My advice for anyone who is using Jenkins/Conan with git repos that require authentication is to use SSH instead of HTTPS. In my case, I simply created SSH keys and updated our Bitbucket server with the public key of our Jenkins build account. Then, I updated the Conan recipes that were cloning to get their source code to use the SSH address instead of HTTPS.

Problem solved.

memsharded commented 4 years ago

Hi @radonish

I think this is really useful information. I have submitted a note to the conan docs: https://github.com/conan-io/docs/pull/1548, maybe that could help other users to avoid this.

I don't know if we could do something else, we don't have the expertise in Jenkins and those plugins to investigate the root cause...
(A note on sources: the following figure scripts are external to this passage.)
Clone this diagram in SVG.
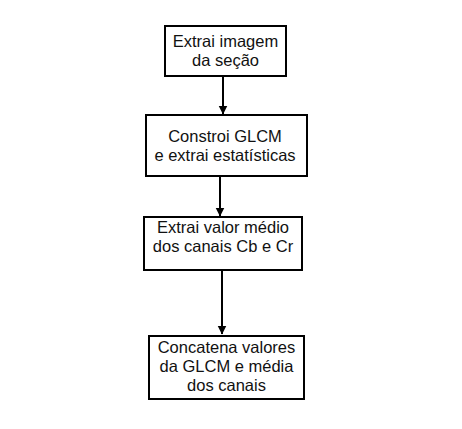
<svg xmlns="http://www.w3.org/2000/svg" width="462" height="429" viewBox="0 0 462 429">
<defs>
<marker id="ah" markerWidth="9" markerHeight="11" refX="8.5" refY="4.5" orient="auto" markerUnits="userSpaceOnUse" viewBox="0 0 9 11"><path d="M0,0 L9,4.5 L0,9 Z" fill="#000"/></marker>
</defs>
<style>
.box{fill:#fff;stroke:#000;stroke-width:2}
.t{font-family:"Liberation Sans",Arial,sans-serif;font-size:16.5px;fill:#111;text-anchor:middle}
.c{stroke:#000;stroke-width:2;fill:none}
</style>
<rect width="462" height="429" fill="#fff"/>
<g id="connectors">
<line class="c" x1="223" y1="77" x2="223" y2="114" marker-end="url(#ah)"/>
<line class="c" x1="220" y1="177" x2="220" y2="216" marker-end="url(#ah)"/>
<line class="c" x1="222" y1="271" x2="222" y2="334" marker-end="url(#ah)"/>
</g>
<g id="n1">
<rect class="box" x="165" y="26" width="121" height="50"/>
<text class="t" x="225.5" y="47">Extrai imagem</text>
<text class="t" x="225.5" y="66">da seção</text>
</g>
<g id="n2">
<rect class="box" x="146" y="115" width="161" height="61"/>
<text class="t" x="225" y="142">Constroi GLCM</text>
<text class="t" x="225" y="161">e extrai estatísticas</text>
</g>
<g id="n3">
<rect class="box" x="144" y="217" width="158" height="53"/>
<text class="t" x="223" y="233">Extrai valor médio</text>
<text class="t" x="223" y="252">dos canais Cb e Cr</text>
</g>
<g id="n4">
<rect class="box" x="149" y="336" width="155" height="63"/>
<text class="t" x="226.5" y="353">Concatena valores</text>
<text class="t" x="226.5" y="372">da GLCM e média</text>
<text class="t" x="226.5" y="391">dos canais</text>
</g>
</svg>
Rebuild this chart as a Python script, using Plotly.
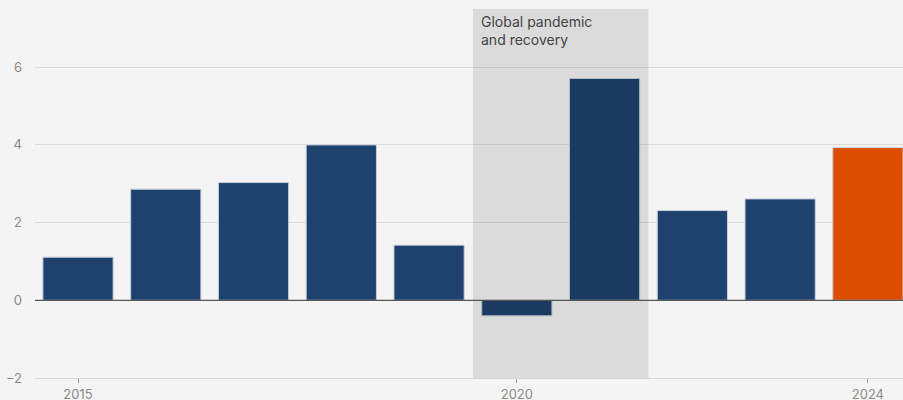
import plotly.graph_objects as go

years = [2015, 2016, 2017, 2018, 2019, 2020, 2021, 2022, 2023, 2024]
growth = [1.11, 2.86, 3.03, 4.0, 1.42, -0.40, 5.71, 2.31, 2.61, 3.93]
bar_colors = ["#1f416e"] * 9 + ["#dc4d01"]
x_ticks = [2015, 2020, 2024]
y_ticks = [-2, 0, 2, 4, 6]
shade_start, shade_end = 2019.5, 2021.5
shade_label = "Global pandemic<br>and recovery"

fig = go.Figure()
fig.add_trace(go.Bar(
    x=years, y=growth, width=0.8,
    marker=dict(color=bar_colors, line=dict(color="#c9d0da", width=1)),
    hoverinfo="x+y",
))

fig.add_shape(type="rect", xref="x", yref="y", x0=shade_start, x1=shade_end,
              y0=-2, y1=7.5, fillcolor="rgba(0,0,0,0.1)", line_width=0, layer="above")
fig.add_shape(type="line", xref="paper", yref="y", x0=0, x1=1, y0=0, y1=0,
              line=dict(color="#555555", width=1.2), layer="above")

fig.add_annotation(x=shade_start, y=7.5, xref="x", yref="y", text=shade_label,
                   showarrow=False, xanchor="left", yanchor="top", align="left",
                   xshift=6, yshift=-2,
                   font=dict(family="Inter, Lato, sans-serif", size=14, color="#444444"))

fig.update_layout(
    width=903, height=400,
    margin=dict(l=35, r=0, t=0, b=22),
    paper_bgcolor="#f4f4f4", plot_bgcolor="#f4f4f4",
    showlegend=False, bargap=0.2,
    font=dict(family="Inter, Lato, sans-serif", size=13, color="#8a8a8a"),
)
fig.update_xaxes(range=[2014.51, 2024.4], tickvals=x_ticks, ticks="outside",
                 ticklen=4, tickcolor="#999999", showgrid=False, zeroline=False,
                 showline=True, linecolor="#d6d6d6", linewidth=1,
                 ticklabelstandoff=0, automargin=False,
                 tickfont=dict(size=13, color="#8a8a8a"))
fig.update_yaxes(range=[-2, 7.73], tickvals=y_ticks, showgrid=True,
                 gridcolor="#dcdcdc", gridwidth=1, zeroline=False,
                 ticklabelstandoff=12, automargin=False,
                 tickfont=dict(size=13, color="#8a8a8a"))

fig.write_html("out.html")
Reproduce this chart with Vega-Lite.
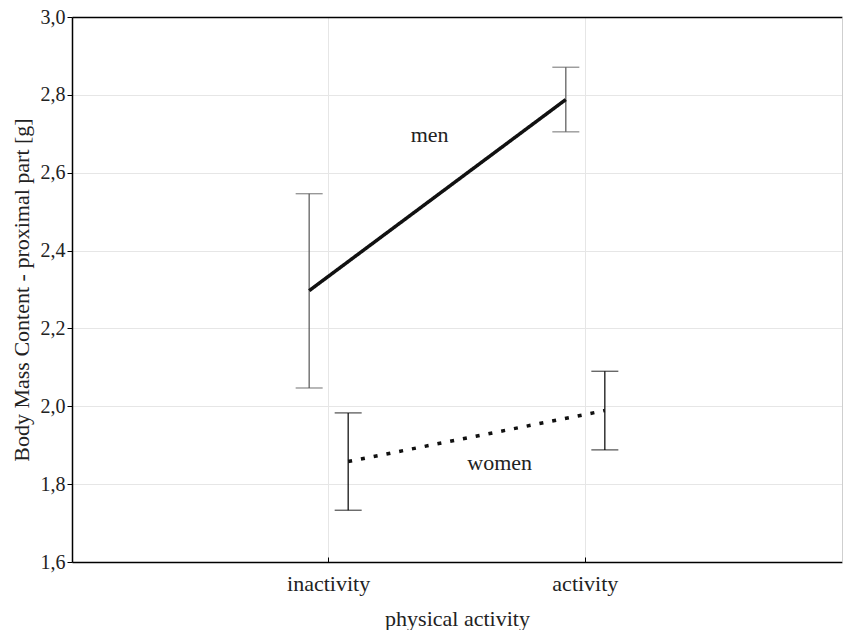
{
  "$schema": "https://vega.github.io/schema/vega-lite/v6.json",
  "width": 770,
  "height": 545,
  "autosize": {"type": "none"},
  "padding": {"left": 72, "top": 17, "right": 1, "bottom": 68},
  "config": {
    "font": "Liberation Serif",
    "view": {"stroke": null},
    "axis": {
      "labelFont": "Liberation Serif",
      "titleFont": "Liberation Serif",
      "labelFontSize": 19,
      "titleFontSize": 22,
      "labelColor": "#222",
      "titleColor": "#222",
      "titleFontWeight": "normal",
      "domainColor": "#000",
      "tickColor": "#000",
      "gridColor": "#e6e6e6",
      "gridWidth": 1
    }
  },
  "datasets": {
    "means": [
      {"activity": "inactivity", "sex": "men", "mean": 2.297, "lower": 2.047, "upper": 2.546},
      {"activity": "activity", "sex": "men", "mean": 2.788, "lower": 2.705, "upper": 2.871},
      {"activity": "inactivity", "sex": "women", "mean": 1.858, "lower": 1.733, "upper": 1.983},
      {"activity": "activity", "sex": "women", "mean": 1.989, "lower": 1.888, "upper": 2.09}
    ],
    "labels": [
      {"label": "men", "activity": "inactivity", "y": 2.697},
      {"label": "women", "activity": "inactivity", "y": 1.855}
    ]
  },
  "data": {"name": "means"},
  "resolve": {"axis": {"x": "independent", "y": "independent"}},
  "layer": [
    {
      "mark": {"type": "rule", "strokeWidth": 1.2},
      "encoding": {
        "x": {
          "field": "activity", "type": "nominal", "sort": ["inactivity", "activity"],
          "scale": {"type": "band", "paddingInner": 0.696, "paddingOuter": 0.848},
          "axis": {"title": "physical activity", "labelAngle": 0, "labelFont": "Liberation Serif", "labelFontSize": 22, "grid": true, "tickSize": -5, "labelPadding": 16, "titlePadding": 14, "domainWidth": 1.5}
        },
        "xOffset": {"field": "sex", "type": "nominal", "scale": {"domain": ["men", "women"]}},
        "y": {
          "field": "lower", "type": "quantitative",
          "scale": {"domain": [1.6, 3.0], "nice": false, "zero": false},
          "axis": {"title": "Body Mass Content - proximal part [g]", "values": [1.6, 1.8, 2.0, 2.2, 2.4, 2.6, 2.8, 3.0], "labelExpr": "replace(format(datum.value, '.1f'), '.', ',')", "labelFont": "Liberation Serif", "labelFontSize": 20, "grid": true, "tickSize": 5, "labelPadding": 2, "titlePadding": 7, "domainWidth": 1.5}
        },
        "y2": {"field": "upper"},
        "color": {"field": "sex", "type": "nominal", "scale": {"domain": ["men", "women"], "range": ["#555555", "#000000"]}, "legend": null}
      }
    },
    {
      "mark": {"type": "tick", "orient": "horizontal", "size": 27, "thickness": 1.2},
      "encoding": {
        "x": {"field": "activity", "type": "nominal", "sort": ["inactivity", "activity"], "axis": {"orient": "top", "labels": false, "ticks": false, "title": null, "grid": false, "domainColor": "#000", "domainWidth": 1.5}},
        "xOffset": {"field": "sex", "type": "nominal"},
        "y": {"field": "lower", "type": "quantitative", "axis": {"orient": "right", "labels": false, "ticks": false, "title": null, "grid": false, "domainColor": "#cfcfcf", "domainWidth": 1}},
        "color": {"field": "sex", "type": "nominal", "legend": null}
      }
    },
    {
      "mark": {"type": "tick", "orient": "horizontal", "size": 27, "thickness": 1.2},
      "encoding": {
        "x": {"field": "activity", "type": "nominal", "sort": ["inactivity", "activity"], "axis": null},
        "xOffset": {"field": "sex", "type": "nominal"},
        "y": {"field": "upper", "type": "quantitative", "axis": null},
        "color": {"field": "sex", "type": "nominal", "legend": null}
      }
    },
    {
      "mark": {"type": "line", "color": "#111", "strokeWidth": 3.5},
      "encoding": {
        "x": {"field": "activity", "type": "nominal", "sort": ["inactivity", "activity"], "axis": null},
        "xOffset": {"field": "sex", "type": "nominal"},
        "y": {"field": "mean", "type": "quantitative", "axis": null},
        "detail": {"field": "sex"},
        "strokeDash": {"field": "sex", "type": "nominal", "scale": {"domain": ["men", "women"], "range": [[1, 0], [4, 9]]}, "legend": null}
      }
    },
    {
      "data": {"name": "labels"},
      "transform": [{"filter": "datum.label == 'men'"}],
      "mark": {"type": "text", "fontSize": 22, "font": "Liberation Serif", "color": "#222", "dx": 101},
      "encoding": {
        "x": {"field": "activity", "type": "nominal", "sort": ["inactivity", "activity"], "axis": null},
        "y": {"field": "y", "type": "quantitative", "axis": null},
        "text": {"field": "label"}
      }
    },
    {
      "data": {"name": "labels"},
      "transform": [{"filter": "datum.label == 'women'"}],
      "mark": {"type": "text", "fontSize": 22, "font": "Liberation Serif", "color": "#222", "dx": 171},
      "encoding": {
        "x": {"field": "activity", "type": "nominal", "sort": ["inactivity", "activity"], "axis": null},
        "y": {"field": "y", "type": "quantitative", "axis": null},
        "text": {"field": "label"}
      }
    }
  ]
}
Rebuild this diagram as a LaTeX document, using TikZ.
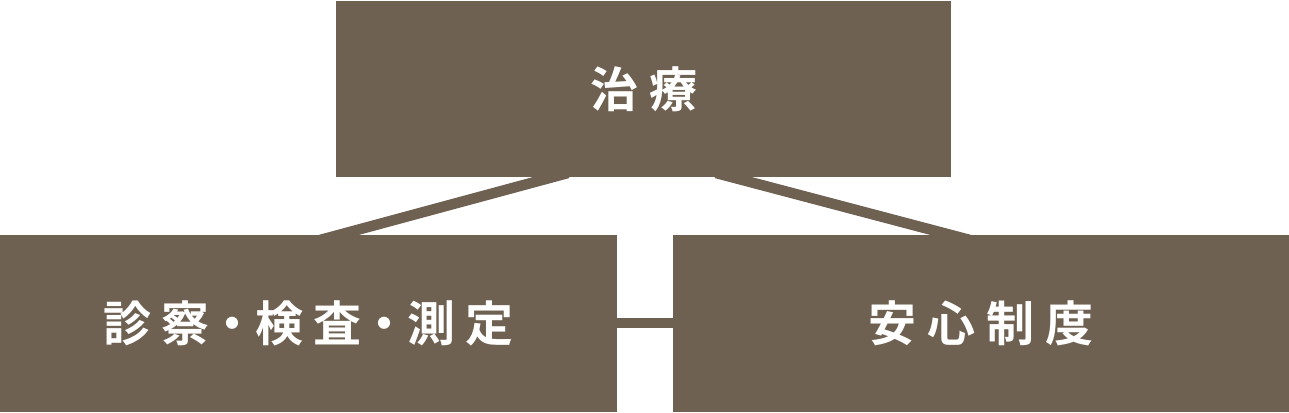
\documentclass[tikz,border=0pt]{standalone}
\usepackage{fontspec}
\newfontfamily\cjk{Noto Sans CJK JP Bold}
\definecolor{boxbrown}{HTML}{6F6151}
\tikzset{
  box/.style={fill=boxbrown, draw=none, inner sep=0pt},
  link/.style={draw=boxbrown, line width=10.5pt},
  label/.style={text=white, font=\cjk\fontsize{48}{48}\selectfont, inner sep=0pt}
}
\newcommand{\gp}{\hspace{11pt}}
\newcommand{\dt}{\hspace{-1.5pt}・\hspace{-1.5pt}}
\begin{document}
\begin{tikzpicture}[x=1pt,y=-1pt]
\useasboundingbox (0,0) rectangle (1289,412);
% connectors first
\coordinate (tl) at (568,173);
\coordinate (bl) at (320,240);
\coordinate (tr) at (716,173);
\coordinate (br) at (970,240);
\draw[link] (tl) -- (bl);
\draw[link] (tr) -- (br);
% boxes
\path[box] (336,1) rectangle (951,177) node[pos=0.5, label] (top) {治\gp 療};
\path[box] (0,235) rectangle (617,412) node[pos=0.5, label] (left) {診\gp 察\dt 検\gp 査\dt 測\gp 定};
\path[box] (673,235) rectangle (1289,412) node[pos=0.5, label] (right) {安\gp 心\gp 制\gp 度};
\coordinate (hl) at (617,323);
\coordinate (hr) at (673,323);
\draw[draw=boxbrown, line width=10pt] (hl) -- (hr);
\end{tikzpicture}
\end{document}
jasal82 commented 3 years ago

The git credential cache has a default timeout of 900 seconds, so after that interval the cached credentials will be deleted again. Maybe that's the problem? Try to increase the timeout setting in .gitconfig.

Just for the sake of completeness: We also had problems getting Git checkout to work in Windows Docker containers. There it helps to inject the credentials into the Windows cred store by calling

cmdkey /generic:git:https://some.git.repo.net /user:${username} /pass:${password}
memsharded commented 7 months ago

Jenkins plugin is discontinuing support, because it provided relatively low value, and not even ourselves (massive Jenkins users) are using the plugin, most users are just calling Conan directly from Jenkins without the plugin. Closing as non relevant.